§ Exercise requirements:
Tally the lines in these records that hold the string "this", and reply with the number alone.

§ Provided data:
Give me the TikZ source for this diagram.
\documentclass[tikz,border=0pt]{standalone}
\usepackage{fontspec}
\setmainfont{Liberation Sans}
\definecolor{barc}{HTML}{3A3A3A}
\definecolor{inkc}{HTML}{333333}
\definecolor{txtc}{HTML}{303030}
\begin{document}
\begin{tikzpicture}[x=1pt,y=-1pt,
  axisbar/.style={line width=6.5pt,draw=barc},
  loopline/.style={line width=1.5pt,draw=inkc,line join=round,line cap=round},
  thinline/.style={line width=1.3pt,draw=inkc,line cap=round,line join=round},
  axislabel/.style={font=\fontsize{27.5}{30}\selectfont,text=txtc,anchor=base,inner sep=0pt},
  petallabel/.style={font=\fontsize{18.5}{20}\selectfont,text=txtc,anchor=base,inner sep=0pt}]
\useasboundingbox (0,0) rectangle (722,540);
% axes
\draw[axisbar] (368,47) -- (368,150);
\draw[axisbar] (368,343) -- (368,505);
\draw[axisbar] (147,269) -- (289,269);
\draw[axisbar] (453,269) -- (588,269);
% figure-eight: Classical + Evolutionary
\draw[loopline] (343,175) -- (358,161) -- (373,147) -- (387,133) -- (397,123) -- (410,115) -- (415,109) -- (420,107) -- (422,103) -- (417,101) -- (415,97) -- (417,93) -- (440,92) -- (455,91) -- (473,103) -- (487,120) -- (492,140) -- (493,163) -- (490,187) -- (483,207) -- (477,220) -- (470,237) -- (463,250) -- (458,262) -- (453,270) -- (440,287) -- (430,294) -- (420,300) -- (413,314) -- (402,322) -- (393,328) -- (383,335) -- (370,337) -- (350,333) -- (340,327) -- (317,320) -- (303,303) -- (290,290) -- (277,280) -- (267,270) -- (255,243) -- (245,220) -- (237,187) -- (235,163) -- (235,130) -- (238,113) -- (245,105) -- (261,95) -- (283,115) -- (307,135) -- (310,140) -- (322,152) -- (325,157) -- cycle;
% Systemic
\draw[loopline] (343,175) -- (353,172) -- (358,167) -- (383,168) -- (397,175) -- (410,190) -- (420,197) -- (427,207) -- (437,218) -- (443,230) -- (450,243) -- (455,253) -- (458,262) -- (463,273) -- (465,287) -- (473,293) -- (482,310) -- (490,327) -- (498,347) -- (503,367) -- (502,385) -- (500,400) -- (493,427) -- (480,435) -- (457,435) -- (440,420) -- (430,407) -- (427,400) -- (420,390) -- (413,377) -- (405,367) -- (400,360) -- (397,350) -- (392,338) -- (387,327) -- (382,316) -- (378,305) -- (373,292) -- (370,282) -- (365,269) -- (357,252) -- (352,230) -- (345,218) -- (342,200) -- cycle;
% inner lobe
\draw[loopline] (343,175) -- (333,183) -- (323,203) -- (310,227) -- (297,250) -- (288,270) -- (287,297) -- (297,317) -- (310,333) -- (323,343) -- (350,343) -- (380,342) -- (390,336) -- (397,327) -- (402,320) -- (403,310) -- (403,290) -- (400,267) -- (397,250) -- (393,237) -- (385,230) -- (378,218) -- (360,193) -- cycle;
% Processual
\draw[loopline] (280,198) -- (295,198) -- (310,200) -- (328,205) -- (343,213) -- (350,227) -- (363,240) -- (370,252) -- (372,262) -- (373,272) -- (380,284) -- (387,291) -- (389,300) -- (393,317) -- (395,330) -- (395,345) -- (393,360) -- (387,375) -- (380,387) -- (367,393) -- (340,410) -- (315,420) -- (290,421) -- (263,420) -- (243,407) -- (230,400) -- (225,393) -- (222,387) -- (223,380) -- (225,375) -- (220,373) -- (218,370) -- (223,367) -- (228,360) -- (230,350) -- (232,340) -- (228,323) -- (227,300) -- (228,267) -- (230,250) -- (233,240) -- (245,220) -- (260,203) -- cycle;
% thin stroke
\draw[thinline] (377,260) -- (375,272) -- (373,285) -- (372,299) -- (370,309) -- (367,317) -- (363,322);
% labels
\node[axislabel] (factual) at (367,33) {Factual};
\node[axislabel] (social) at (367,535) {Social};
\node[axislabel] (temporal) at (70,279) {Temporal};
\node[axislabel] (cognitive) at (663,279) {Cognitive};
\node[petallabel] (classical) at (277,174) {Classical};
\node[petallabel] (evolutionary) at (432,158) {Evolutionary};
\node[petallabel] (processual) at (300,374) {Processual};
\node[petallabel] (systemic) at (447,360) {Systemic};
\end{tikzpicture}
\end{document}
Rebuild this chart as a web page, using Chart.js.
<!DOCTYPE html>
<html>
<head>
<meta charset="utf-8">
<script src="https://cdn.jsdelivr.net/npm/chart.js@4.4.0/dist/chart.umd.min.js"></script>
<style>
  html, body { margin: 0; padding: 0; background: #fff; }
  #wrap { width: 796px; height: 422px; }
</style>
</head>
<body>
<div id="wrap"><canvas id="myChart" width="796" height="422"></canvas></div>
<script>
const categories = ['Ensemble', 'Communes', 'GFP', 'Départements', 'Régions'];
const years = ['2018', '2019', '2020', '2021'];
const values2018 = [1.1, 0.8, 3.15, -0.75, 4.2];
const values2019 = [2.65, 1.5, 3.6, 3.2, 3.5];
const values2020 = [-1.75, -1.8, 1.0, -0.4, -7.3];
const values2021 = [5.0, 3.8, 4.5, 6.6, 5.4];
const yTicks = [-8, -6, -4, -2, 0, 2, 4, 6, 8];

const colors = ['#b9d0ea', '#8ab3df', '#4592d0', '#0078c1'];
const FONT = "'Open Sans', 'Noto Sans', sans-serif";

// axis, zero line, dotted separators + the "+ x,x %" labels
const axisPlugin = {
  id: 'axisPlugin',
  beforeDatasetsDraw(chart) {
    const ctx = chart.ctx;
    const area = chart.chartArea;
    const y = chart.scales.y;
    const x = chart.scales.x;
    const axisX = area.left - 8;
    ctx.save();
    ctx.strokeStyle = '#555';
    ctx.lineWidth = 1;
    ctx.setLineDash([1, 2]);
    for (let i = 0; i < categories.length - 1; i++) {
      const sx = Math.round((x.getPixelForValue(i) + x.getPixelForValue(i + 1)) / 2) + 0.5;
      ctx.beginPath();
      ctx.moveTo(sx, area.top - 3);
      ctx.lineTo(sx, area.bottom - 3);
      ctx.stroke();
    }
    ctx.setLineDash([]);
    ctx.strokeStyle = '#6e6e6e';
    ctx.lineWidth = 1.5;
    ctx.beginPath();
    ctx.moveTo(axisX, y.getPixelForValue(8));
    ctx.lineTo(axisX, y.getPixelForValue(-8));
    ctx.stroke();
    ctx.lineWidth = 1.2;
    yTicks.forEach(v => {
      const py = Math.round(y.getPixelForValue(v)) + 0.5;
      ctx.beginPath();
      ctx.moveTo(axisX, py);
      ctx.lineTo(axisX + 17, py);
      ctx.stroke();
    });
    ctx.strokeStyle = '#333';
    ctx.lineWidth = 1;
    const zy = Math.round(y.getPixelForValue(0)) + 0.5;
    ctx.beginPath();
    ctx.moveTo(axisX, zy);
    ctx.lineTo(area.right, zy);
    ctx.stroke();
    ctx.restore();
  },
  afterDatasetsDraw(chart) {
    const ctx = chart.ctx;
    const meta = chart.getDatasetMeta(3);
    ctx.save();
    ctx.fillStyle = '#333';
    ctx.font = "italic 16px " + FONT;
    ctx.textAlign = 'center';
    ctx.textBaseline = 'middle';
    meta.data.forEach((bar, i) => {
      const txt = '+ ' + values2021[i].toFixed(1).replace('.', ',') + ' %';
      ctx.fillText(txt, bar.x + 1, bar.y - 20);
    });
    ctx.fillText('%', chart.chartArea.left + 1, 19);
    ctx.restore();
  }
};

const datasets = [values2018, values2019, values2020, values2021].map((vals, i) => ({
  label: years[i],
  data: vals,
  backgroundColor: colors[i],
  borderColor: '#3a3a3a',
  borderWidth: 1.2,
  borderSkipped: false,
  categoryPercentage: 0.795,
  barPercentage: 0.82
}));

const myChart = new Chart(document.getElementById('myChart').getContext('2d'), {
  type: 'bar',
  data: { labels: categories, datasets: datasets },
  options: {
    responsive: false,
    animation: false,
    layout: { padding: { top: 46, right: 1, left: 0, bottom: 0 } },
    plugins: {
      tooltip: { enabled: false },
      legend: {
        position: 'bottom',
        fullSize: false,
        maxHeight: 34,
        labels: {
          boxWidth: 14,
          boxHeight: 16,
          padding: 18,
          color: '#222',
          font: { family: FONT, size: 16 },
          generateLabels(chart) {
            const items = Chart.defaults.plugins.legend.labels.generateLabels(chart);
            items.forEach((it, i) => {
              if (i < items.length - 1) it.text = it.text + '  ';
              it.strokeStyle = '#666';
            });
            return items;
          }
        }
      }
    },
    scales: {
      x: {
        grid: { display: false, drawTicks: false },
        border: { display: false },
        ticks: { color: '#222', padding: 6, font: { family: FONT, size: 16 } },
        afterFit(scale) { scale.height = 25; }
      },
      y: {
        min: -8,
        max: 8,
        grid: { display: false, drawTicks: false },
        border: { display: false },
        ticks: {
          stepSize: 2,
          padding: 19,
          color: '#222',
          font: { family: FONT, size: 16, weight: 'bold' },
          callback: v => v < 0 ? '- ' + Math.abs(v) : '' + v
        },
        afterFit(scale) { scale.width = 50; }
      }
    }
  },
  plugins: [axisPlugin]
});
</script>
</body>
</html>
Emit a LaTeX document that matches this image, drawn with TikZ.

§ Problem solution:
3